* SET EXERCISE: Repeat exactly the lines running from the line that contains "Recreate this image" to the line that contains "XAxis, YAxis, ReferenceLine"; include both ends and add nothing.

# start of MATERIAL PROVIDED

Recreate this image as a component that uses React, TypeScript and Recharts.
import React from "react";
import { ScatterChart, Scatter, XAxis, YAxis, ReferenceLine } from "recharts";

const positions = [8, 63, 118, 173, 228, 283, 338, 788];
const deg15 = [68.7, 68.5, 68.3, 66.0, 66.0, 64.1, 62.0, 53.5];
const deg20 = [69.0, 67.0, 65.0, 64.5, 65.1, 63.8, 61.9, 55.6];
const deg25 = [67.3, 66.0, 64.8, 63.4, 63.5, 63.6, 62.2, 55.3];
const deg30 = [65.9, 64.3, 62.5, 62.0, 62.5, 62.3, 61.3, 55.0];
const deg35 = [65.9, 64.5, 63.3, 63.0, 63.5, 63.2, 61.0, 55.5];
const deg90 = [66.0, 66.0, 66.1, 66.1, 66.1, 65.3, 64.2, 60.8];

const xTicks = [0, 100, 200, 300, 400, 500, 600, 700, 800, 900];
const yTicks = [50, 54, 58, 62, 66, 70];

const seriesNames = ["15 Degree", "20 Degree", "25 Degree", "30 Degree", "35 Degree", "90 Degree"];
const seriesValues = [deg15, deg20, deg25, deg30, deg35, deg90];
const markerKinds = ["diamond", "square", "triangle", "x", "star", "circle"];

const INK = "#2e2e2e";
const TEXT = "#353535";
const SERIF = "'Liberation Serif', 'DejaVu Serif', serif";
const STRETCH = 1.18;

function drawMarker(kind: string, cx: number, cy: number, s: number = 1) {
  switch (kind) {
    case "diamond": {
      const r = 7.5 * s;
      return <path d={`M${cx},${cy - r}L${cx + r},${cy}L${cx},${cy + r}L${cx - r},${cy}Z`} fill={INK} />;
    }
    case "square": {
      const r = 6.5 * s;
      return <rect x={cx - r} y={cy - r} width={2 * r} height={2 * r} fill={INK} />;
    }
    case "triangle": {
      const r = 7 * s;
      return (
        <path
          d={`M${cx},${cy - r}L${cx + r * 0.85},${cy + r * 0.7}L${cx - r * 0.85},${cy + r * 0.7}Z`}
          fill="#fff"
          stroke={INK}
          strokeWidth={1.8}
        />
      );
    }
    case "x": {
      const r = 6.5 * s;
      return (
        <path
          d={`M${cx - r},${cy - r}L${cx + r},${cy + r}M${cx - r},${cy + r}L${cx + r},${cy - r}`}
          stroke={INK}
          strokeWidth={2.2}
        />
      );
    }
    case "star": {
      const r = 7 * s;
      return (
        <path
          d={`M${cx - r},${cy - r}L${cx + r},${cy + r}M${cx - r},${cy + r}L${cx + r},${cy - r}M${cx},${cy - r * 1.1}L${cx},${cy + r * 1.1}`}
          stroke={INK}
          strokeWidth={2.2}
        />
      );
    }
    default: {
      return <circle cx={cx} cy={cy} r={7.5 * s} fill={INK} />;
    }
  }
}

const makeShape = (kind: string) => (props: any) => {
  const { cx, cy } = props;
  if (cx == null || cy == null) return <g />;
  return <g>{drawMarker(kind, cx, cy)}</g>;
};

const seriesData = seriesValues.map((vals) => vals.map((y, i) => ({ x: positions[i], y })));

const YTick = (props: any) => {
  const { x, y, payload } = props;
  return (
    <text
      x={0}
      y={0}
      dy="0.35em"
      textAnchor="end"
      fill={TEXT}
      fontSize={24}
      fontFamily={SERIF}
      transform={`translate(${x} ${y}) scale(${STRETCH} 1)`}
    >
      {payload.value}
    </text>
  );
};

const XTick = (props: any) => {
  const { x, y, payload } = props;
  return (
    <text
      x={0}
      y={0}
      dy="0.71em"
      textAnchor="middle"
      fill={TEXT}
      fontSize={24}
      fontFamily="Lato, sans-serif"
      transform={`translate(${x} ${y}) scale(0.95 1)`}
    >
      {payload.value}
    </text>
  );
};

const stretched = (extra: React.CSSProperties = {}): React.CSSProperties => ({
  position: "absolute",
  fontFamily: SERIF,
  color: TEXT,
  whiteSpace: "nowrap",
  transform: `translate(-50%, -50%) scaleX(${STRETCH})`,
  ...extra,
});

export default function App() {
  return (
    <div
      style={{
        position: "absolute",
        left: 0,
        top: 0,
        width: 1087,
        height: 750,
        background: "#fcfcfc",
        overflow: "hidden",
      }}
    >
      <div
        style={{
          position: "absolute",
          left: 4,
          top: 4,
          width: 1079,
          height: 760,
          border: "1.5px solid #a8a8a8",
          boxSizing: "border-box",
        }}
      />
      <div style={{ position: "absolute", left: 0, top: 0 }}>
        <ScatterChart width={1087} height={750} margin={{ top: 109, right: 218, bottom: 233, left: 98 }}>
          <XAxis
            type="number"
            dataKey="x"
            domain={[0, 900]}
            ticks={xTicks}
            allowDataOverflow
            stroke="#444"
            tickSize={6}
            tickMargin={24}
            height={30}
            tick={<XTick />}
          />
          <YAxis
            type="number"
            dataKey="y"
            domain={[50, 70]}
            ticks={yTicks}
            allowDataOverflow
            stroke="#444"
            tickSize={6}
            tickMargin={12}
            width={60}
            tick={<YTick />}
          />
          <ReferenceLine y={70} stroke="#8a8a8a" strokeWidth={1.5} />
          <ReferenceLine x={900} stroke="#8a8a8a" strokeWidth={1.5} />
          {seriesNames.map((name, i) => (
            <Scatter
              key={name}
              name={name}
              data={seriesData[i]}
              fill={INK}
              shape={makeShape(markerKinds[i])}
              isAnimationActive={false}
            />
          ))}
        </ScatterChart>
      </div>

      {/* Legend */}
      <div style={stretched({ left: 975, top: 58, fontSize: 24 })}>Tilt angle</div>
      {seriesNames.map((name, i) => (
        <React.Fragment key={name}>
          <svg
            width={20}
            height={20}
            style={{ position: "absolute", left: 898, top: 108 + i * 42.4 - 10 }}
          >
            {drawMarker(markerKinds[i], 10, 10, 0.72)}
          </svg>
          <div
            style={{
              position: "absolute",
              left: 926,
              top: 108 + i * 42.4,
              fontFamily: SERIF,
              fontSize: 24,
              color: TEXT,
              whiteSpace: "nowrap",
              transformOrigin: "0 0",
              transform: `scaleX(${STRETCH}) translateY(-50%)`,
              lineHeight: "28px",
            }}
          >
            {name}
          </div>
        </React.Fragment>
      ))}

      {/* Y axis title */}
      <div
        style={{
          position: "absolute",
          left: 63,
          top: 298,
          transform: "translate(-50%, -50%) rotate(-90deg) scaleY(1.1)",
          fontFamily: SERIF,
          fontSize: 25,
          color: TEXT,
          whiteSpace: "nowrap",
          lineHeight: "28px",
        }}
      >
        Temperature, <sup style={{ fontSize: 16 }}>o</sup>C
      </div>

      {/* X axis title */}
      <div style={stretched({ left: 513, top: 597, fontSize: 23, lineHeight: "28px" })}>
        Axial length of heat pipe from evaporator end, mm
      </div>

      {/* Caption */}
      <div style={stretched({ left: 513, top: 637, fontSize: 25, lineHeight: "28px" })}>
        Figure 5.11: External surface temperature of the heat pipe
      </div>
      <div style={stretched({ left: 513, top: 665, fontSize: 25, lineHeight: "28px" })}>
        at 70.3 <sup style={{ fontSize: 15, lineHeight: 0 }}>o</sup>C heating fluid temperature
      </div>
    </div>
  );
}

# end of MATERIAL PROVIDED
# start of MATERIAL PROVIDED

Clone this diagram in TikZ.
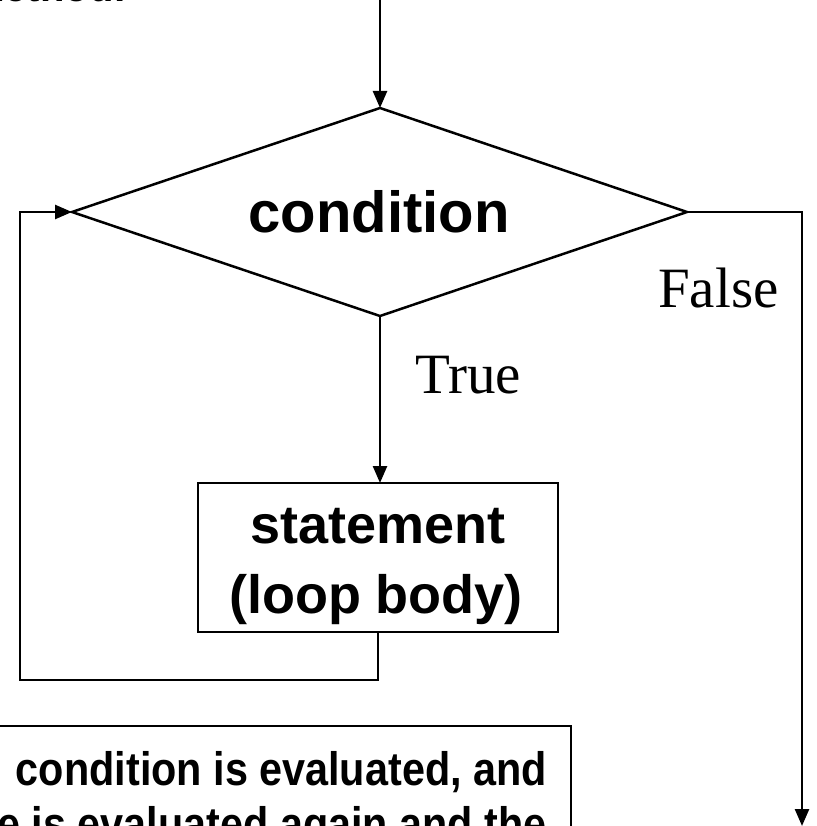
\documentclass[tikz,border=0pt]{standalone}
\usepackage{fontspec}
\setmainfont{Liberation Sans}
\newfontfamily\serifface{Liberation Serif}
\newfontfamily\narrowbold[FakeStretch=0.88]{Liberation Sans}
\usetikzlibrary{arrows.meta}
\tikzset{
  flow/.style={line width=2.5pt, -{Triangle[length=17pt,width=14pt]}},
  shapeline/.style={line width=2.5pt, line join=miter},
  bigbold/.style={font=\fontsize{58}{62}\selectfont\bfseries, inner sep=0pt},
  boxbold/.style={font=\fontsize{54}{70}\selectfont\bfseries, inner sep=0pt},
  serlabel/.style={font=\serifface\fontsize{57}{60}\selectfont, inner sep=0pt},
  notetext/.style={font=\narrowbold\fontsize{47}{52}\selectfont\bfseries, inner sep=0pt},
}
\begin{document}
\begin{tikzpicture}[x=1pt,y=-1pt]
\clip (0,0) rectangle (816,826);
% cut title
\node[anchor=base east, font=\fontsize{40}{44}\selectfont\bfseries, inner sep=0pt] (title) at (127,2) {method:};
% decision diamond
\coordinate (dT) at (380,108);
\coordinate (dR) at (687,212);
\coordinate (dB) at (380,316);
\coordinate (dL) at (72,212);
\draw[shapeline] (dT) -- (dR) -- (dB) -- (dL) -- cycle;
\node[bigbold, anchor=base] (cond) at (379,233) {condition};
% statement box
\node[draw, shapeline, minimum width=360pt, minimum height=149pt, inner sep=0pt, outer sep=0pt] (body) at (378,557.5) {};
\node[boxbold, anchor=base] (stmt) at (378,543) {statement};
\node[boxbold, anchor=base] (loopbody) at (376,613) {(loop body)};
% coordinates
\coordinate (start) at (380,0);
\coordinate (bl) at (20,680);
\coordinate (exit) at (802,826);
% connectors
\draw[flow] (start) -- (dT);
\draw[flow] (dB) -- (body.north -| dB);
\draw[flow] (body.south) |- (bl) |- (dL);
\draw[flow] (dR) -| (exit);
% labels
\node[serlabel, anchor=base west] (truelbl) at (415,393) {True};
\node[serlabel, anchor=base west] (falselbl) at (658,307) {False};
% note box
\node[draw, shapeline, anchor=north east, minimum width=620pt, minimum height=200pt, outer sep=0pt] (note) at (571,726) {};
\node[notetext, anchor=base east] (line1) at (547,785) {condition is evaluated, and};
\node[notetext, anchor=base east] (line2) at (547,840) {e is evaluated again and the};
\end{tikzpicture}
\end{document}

# end of MATERIAL PROVIDED
# start of MATERIAL PROVIDED

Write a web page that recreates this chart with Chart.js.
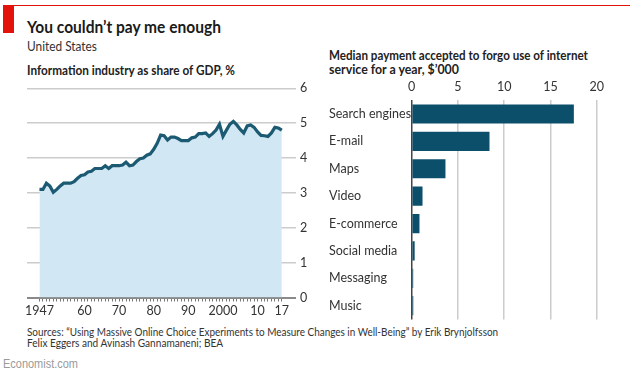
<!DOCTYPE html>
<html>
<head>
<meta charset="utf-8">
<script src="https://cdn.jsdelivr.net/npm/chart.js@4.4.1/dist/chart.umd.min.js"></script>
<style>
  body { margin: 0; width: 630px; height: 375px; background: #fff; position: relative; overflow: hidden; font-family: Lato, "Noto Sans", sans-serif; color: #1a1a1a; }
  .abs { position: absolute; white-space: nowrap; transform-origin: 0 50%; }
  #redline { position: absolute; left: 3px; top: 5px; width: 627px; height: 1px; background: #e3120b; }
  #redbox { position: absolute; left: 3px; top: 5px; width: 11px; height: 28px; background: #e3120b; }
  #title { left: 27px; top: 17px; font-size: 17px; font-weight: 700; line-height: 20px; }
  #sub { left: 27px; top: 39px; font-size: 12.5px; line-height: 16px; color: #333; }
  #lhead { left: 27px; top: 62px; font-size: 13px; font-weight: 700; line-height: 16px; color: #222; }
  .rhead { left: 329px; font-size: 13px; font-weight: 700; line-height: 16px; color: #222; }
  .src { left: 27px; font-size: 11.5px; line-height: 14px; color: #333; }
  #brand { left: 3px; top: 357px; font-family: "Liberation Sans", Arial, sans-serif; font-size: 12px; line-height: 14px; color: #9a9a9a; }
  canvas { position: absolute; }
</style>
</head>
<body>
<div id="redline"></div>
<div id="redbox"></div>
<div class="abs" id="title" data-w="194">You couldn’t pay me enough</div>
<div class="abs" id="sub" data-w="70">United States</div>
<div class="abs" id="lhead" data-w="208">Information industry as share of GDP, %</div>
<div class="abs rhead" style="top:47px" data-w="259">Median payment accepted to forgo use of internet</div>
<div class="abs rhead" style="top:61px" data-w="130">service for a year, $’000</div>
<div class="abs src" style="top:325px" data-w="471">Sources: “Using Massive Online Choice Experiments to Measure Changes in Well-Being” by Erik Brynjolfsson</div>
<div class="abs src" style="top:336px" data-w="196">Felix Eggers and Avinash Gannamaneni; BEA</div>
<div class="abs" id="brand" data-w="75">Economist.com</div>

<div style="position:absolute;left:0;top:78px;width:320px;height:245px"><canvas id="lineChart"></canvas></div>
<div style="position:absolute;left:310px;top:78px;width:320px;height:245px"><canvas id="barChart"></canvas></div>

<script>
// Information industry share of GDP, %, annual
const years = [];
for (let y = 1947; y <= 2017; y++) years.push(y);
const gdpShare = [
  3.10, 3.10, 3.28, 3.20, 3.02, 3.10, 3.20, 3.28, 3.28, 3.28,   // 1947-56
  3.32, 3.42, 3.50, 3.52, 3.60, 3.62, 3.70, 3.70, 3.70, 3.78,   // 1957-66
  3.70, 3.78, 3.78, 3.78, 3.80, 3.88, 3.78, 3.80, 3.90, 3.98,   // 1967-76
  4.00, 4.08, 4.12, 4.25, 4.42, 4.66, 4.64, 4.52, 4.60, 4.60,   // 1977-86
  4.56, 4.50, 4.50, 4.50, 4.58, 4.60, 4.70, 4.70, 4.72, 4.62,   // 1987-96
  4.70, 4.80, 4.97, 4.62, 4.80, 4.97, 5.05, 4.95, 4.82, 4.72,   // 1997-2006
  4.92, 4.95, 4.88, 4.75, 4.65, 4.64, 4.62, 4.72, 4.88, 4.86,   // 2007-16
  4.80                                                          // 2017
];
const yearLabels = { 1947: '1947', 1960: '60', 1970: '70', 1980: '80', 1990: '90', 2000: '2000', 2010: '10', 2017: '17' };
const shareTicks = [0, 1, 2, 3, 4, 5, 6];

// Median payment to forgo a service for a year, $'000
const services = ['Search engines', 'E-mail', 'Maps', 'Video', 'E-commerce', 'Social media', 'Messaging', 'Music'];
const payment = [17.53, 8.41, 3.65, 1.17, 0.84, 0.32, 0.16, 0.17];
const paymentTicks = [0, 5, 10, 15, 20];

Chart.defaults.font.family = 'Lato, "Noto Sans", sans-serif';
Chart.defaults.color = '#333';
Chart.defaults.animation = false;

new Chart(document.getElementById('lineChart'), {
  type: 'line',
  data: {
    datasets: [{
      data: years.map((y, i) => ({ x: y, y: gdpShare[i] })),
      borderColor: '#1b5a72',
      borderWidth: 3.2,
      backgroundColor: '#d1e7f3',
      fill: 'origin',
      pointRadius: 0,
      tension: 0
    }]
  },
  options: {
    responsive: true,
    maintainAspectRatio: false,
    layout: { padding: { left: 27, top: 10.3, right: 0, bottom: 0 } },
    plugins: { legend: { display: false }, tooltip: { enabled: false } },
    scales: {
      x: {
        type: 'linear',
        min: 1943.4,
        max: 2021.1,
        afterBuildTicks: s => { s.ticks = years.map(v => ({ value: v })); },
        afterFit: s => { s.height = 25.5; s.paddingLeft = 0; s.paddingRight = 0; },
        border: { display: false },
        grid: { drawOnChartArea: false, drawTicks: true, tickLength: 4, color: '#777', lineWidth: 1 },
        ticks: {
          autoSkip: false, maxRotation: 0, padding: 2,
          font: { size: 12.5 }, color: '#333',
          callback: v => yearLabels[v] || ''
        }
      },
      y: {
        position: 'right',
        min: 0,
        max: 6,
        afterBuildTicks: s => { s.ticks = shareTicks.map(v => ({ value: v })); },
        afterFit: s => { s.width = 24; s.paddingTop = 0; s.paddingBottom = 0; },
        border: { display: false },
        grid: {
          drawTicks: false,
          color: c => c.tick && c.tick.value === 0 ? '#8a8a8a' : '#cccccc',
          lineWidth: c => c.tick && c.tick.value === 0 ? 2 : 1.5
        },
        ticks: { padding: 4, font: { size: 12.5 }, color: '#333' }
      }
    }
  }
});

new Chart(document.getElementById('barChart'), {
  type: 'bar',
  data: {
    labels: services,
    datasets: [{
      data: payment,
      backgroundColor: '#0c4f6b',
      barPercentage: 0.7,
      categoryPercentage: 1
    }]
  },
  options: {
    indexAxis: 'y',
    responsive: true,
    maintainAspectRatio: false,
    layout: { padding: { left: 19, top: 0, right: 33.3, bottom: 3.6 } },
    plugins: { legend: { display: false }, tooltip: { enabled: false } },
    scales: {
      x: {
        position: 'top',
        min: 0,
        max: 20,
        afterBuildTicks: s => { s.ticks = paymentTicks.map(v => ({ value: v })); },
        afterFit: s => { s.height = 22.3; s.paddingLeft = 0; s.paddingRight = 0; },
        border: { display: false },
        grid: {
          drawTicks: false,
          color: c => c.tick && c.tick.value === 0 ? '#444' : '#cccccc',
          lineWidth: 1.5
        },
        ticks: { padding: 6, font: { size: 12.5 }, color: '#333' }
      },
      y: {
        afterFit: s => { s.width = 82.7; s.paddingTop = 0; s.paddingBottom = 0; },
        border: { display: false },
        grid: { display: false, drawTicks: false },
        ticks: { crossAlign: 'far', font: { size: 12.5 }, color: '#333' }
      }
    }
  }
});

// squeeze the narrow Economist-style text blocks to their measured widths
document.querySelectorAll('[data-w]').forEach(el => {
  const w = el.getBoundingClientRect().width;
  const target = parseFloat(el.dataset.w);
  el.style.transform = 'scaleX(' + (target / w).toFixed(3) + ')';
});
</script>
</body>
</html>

# end of MATERIAL PROVIDED

* EXERCISE SOLUTION:
Recreate this image as a component that uses React, TypeScript and Recharts.
import React from "react";
import { ScatterChart, Scatter, XAxis, YAxis, ReferenceLine } from "recharts";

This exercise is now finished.